PROBLEM DESCRIPTION: Skipping all pictures, set down the lines of the listing from the first through the one with "1605, 2164, 4400];".

DATASET EXCERPT:

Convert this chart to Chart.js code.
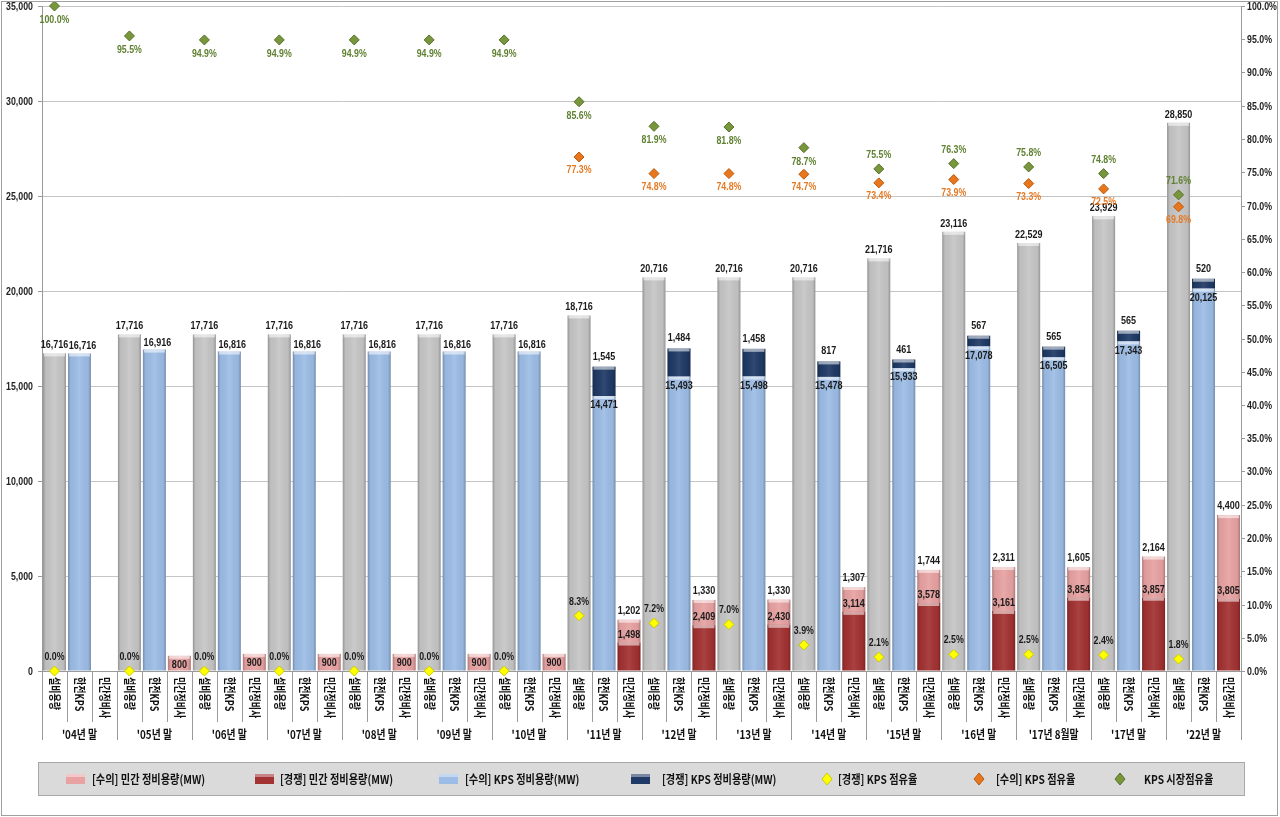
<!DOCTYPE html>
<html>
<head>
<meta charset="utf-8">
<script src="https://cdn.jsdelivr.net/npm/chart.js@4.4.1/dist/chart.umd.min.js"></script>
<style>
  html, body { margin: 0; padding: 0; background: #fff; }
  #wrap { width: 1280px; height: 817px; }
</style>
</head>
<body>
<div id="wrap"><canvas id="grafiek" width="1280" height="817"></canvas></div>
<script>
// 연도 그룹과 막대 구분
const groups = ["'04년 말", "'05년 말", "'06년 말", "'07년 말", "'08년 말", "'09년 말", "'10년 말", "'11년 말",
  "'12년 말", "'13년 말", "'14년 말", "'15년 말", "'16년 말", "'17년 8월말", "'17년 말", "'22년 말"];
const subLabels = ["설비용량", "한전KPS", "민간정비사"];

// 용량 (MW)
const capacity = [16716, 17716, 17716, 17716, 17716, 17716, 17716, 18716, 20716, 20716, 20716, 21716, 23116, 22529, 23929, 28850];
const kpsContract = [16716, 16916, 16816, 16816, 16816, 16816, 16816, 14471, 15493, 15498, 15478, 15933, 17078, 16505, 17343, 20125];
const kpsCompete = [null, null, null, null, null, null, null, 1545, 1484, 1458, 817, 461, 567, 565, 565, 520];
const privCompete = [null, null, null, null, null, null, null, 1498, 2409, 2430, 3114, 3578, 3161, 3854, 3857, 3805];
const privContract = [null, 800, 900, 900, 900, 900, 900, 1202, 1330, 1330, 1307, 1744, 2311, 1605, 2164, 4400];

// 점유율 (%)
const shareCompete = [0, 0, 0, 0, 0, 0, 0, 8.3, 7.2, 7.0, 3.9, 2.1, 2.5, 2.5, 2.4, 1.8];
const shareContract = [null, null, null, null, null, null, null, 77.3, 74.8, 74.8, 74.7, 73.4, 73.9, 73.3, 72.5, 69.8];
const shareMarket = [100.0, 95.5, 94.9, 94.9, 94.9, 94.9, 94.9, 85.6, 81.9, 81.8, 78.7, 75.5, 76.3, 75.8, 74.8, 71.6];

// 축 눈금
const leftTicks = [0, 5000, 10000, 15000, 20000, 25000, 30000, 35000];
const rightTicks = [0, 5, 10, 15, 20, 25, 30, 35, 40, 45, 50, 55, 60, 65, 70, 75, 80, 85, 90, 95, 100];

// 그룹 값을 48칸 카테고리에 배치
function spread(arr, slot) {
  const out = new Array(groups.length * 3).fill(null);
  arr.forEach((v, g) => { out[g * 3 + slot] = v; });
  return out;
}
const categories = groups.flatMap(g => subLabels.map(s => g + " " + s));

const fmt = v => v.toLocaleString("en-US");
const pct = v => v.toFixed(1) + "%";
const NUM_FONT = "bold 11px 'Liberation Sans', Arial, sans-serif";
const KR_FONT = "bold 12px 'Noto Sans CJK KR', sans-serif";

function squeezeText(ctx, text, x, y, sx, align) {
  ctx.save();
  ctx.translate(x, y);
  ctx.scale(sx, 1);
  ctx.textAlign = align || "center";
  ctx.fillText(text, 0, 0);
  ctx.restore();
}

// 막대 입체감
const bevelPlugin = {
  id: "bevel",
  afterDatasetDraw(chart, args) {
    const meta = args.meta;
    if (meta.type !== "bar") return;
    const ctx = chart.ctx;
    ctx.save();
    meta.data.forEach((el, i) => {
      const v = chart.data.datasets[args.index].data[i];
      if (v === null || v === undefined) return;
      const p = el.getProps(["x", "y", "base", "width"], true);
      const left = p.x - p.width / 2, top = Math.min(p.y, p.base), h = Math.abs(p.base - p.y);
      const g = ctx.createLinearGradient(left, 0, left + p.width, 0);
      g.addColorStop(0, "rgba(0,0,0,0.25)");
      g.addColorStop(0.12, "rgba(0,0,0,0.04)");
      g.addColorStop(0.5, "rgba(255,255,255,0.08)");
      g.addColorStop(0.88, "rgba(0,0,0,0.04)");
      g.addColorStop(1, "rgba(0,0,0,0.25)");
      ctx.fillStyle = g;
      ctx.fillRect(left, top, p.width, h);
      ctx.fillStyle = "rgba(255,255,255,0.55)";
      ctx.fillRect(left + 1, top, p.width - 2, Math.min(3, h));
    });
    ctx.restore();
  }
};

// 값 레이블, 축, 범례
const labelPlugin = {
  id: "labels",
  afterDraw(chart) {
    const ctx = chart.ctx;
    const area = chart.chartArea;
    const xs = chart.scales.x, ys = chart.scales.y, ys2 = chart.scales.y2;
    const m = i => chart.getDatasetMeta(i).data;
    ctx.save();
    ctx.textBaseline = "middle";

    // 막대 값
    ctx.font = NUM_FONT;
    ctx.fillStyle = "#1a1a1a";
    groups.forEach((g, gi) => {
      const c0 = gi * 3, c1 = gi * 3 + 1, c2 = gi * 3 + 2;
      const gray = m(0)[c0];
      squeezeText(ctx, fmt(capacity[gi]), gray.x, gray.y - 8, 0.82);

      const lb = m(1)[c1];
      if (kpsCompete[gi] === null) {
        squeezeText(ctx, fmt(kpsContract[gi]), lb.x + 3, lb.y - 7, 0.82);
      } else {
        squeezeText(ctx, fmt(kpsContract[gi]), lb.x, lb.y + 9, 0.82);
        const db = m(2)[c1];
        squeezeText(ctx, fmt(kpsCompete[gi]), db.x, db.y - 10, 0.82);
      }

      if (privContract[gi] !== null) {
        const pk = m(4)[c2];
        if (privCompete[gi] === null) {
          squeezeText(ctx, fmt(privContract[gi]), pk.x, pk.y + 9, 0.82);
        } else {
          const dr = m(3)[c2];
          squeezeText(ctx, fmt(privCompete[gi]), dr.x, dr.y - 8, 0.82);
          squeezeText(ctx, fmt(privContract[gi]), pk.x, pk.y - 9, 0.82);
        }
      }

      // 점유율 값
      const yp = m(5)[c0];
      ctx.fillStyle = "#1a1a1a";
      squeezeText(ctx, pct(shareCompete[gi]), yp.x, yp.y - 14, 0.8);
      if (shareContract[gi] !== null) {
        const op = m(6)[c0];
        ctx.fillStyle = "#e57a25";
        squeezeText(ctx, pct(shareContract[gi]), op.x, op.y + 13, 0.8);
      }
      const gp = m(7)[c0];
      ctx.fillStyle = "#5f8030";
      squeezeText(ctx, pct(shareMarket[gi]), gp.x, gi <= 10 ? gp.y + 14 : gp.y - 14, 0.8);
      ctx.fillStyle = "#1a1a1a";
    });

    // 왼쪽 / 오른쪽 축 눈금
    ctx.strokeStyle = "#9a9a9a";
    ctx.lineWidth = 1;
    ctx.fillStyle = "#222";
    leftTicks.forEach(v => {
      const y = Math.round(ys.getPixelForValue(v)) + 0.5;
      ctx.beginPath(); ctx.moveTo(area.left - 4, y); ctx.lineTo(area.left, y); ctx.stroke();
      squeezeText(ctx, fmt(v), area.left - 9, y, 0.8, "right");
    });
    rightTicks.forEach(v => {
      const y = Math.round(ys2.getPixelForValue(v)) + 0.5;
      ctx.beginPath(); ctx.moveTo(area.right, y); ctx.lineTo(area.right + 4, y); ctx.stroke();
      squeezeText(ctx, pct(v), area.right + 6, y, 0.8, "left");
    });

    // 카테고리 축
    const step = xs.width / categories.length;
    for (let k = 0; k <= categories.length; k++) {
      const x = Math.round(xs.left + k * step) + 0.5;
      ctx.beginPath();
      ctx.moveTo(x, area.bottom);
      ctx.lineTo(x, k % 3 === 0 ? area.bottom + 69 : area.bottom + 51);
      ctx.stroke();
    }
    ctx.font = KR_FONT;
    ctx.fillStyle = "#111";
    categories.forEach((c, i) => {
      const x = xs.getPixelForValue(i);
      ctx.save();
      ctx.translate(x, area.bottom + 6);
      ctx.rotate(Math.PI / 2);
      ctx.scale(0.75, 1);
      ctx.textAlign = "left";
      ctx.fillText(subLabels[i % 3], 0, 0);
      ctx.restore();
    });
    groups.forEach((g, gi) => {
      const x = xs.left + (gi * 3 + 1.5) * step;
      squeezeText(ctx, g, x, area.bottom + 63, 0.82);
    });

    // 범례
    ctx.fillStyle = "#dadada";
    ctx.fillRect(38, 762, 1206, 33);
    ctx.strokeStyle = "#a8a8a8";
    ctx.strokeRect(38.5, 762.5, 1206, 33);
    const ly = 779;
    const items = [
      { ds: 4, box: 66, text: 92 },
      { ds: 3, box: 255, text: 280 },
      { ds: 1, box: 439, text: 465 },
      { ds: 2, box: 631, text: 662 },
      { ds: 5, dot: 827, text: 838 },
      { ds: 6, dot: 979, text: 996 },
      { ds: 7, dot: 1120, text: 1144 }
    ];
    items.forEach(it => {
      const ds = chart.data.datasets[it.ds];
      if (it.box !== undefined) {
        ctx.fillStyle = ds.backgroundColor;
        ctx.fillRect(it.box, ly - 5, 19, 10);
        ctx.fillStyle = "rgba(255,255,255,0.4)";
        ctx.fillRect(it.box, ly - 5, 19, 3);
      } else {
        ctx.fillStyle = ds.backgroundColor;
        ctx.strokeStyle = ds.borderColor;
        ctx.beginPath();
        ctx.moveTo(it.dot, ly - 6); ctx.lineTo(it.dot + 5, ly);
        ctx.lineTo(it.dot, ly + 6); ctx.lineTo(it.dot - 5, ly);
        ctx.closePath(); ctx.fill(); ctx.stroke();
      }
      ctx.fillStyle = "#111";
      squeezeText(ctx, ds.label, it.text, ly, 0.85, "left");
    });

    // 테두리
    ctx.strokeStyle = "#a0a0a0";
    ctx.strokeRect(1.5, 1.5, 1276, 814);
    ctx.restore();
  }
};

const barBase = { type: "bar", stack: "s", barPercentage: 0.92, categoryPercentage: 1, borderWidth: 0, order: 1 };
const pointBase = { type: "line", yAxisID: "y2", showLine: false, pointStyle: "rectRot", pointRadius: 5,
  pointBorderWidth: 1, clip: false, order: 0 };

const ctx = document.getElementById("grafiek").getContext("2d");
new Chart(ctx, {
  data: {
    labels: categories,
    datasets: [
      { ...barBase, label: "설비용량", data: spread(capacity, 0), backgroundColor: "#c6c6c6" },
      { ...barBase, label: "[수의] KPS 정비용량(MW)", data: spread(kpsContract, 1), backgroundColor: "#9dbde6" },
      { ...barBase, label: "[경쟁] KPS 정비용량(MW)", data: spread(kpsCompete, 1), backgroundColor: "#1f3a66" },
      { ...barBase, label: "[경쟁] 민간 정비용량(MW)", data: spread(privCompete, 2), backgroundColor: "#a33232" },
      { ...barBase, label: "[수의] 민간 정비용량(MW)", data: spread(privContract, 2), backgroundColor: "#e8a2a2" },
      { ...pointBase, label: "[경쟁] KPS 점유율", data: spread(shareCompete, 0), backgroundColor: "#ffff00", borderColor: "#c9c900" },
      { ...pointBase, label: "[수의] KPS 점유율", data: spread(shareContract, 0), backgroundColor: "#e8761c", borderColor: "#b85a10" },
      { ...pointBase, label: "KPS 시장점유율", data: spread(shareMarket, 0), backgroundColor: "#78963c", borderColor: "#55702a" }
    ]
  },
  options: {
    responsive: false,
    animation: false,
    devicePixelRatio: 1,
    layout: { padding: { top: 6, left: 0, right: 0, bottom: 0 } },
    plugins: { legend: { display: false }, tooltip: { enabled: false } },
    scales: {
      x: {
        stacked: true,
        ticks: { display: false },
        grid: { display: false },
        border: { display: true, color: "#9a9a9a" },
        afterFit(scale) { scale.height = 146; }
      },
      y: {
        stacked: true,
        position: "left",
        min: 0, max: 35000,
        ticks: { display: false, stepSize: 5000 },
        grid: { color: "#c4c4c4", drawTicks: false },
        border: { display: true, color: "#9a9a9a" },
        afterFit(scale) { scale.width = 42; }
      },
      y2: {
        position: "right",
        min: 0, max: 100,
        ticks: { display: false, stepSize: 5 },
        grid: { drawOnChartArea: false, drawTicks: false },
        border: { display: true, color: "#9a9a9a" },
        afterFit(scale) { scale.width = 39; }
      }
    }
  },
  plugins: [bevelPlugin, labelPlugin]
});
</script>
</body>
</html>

FULL SOLUTION:
Convert this chart to Chart.js code.
<!DOCTYPE html>
<html>
<head>
<meta charset="utf-8">
<script src="https://cdn.jsdelivr.net/npm/chart.js@4.4.1/dist/chart.umd.min.js"></script>
<style>
  html, body { margin: 0; padding: 0; background: #fff; }
  #wrap { width: 1280px; height: 817px; }
</style>
</head>
<body>
<div id="wrap"><canvas id="grafiek" width="1280" height="817"></canvas></div>
<script>
// 연도 그룹과 막대 구분
const groups = ["'04년 말", "'05년 말", "'06년 말", "'07년 말", "'08년 말", "'09년 말", "'10년 말", "'11년 말",
  "'12년 말", "'13년 말", "'14년 말", "'15년 말", "'16년 말", "'17년 8월말", "'17년 말", "'22년 말"];
const subLabels = ["설비용량", "한전KPS", "민간정비사"];

// 용량 (MW)
const capacity = [16716, 17716, 17716, 17716, 17716, 17716, 17716, 18716, 20716, 20716, 20716, 21716, 23116, 22529, 23929, 28850];
const kpsContract = [16716, 16916, 16816, 16816, 16816, 16816, 16816, 14471, 15493, 15498, 15478, 15933, 17078, 16505, 17343, 20125];
const kpsCompete = [null, null, null, null, null, null, null, 1545, 1484, 1458, 817, 461, 567, 565, 565, 520];
const privCompete = [null, null, null, null, null, null, null, 1498, 2409, 2430, 3114, 3578, 3161, 3854, 3857, 3805];
const privContract = [null, 800, 900, 900, 900, 900, 900, 1202, 1330, 1330, 1307, 1744, 2311, 1605, 2164, 4400];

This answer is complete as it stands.